DUBUQUE, Iowa — Despite facing myriad challenges, local beekeepers and conservation officials are striving to preserve populations of honeybees and other critical pollinators. Bee populations today are facing threats on multiple fronts. The Telegraph Herald reports that honeybees and the beekeepers who tend their hives have dealt with a troubling decline many have attributed to colony collapse disorder. Beekeepers say that maintaining healthy populations more often hinges on identifying virus-carrying mites. By Jeff Montgomery, Telegraph Herald. SENT IN ADVANCE: 908 words.
For use Sunday, July 15, and thereafter.
EARLING, Iowa — Before surfacing the idea of building a distillery to his family, fourth-generation Earling farmer Pat Hoffmann kept it only as an idea for a year. His father, wife and five children farm 600 acres of land in Earling, but only 10 to 15 acres per year are used to grow the corn that makes Lonely Oak Distillery’s North Forty vodka. Currently, Lonely Oak sells to stores in Iowa, Nebraska and Connecticut. By Susan Payne, Daily Nonpareil. SENT IN ADVANCE: 807 words.
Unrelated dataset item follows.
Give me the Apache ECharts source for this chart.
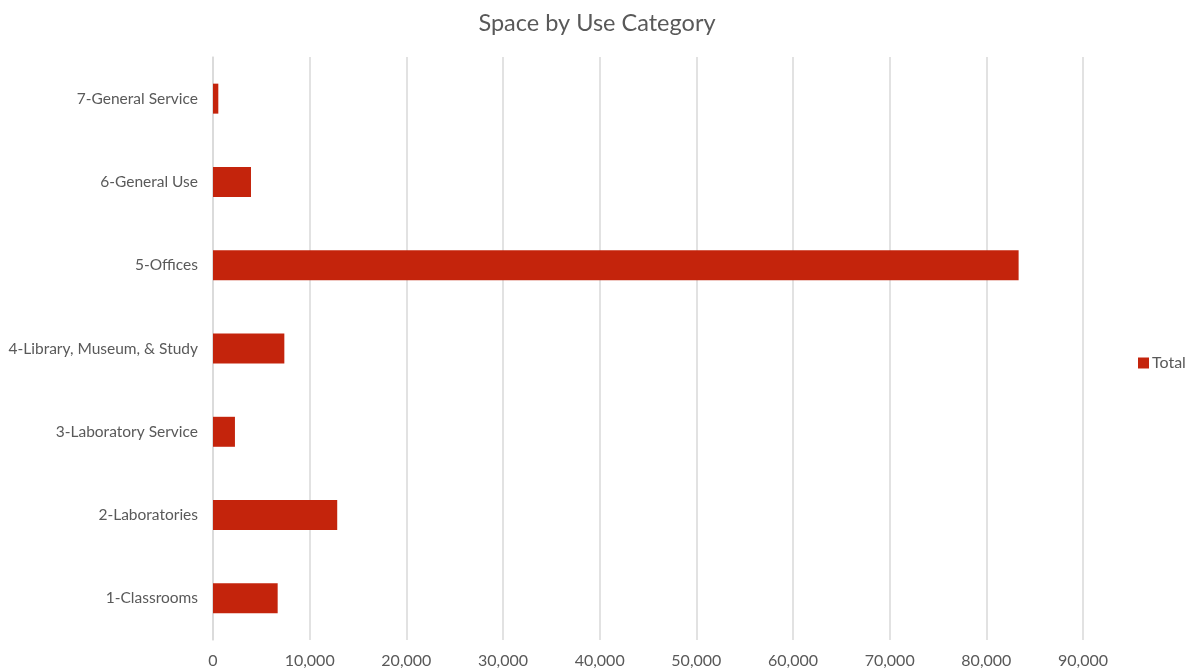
<!DOCTYPE html>
<html>
<head>
<meta charset="utf-8">
<script src="https://cdn.jsdelivr.net/npm/echarts@6/dist/echarts.min.js"></script>
<style>html,body{margin:0;padding:0;background:#fff}#c{width:1194px;height:669px}</style>
</head>
<body>
<div id="c"></div>
<script>
const categories = ["1-Classrooms","2-Laboratories","3-Laboratory Service","4-Library, Museum, & Study","5-Offices","6-General Use","7-General Service"];
const totalValues = [6690, 12850, 2270, 7380, 83340, 3930, 550];
const seriesName = "Total";
const xTicks = {min: 0, max: 90000, interval: 10000};

const chart = echarts.init(document.getElementById('c'));
chart.setOption({
  animation: false,
  backgroundColor: '#fff',
  textStyle: {fontFamily: 'Lato'},
  title: {
    text: 'Space by Use Category',
    left: 'center', top: 6,
    textStyle: {fontFamily: 'Lato', fontSize: 23.5, fontWeight: 'normal', color: '#595959'}
  },
  legend: {
    left: 1133, top: 350, orient: 'vertical',
    itemWidth: 11, itemHeight: 11, itemGap: 4,
    icon: 'rect',
    textStyle: {fontFamily: 'Lato', fontSize: 16, color: '#595959', padding: [0, 0, 0, -2]},
    data: [seriesName]
  },
  grid: {left: 213, right: 111, top: 57, bottom: 29, containLabel: false},
  xAxis: {
    type: 'value', min: xTicks.min, max: xTicks.max, interval: xTicks.interval,
    axisLine: {show: false},
    axisTick: {show: false},
    axisLabel: {color: '#595959', fontSize: 16, margin: 13,
      formatter: v => v.toLocaleString('en-US')},
    splitLine: {show: true, lineStyle: {color: '#d9d9d9', width: 1.5}}
  },
  yAxis: {
    type: 'category', data: categories,
    axisLine: {show: true, lineStyle: {color: '#d9d9d9', width: 1.5}},
    axisTick: {show: false},
    axisLabel: {color: '#595959', fontSize: 15.5, margin: 15}
  },
  series: [{
    name: seriesName, type: 'bar', data: totalValues,
    barWidth: '36%',
    itemStyle: {color: '#C4240C'}
  }]
});
</script>
</body>
</html>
WATERLOO, Iowa — Rodney Lewis not only unleashed his culinary skills on the Cedar Valley last year when he opened Rodney’s Kitchen in downtown Waterloo, he opened his doors and his heart to underprivileged children. For a second summer, Rodney’s Kitchen is giving away free sack lunches to children who don’t always have access to midday meals. This year, he’s launched a work skills program for teenagers looking to earn money over the summer. Lewis teaches the kids outdoor skills that can help them earn some cash. By Kristin Guess, Waterloo-Cedar Falls Courier. SENT IN ADVANCE: 473 words.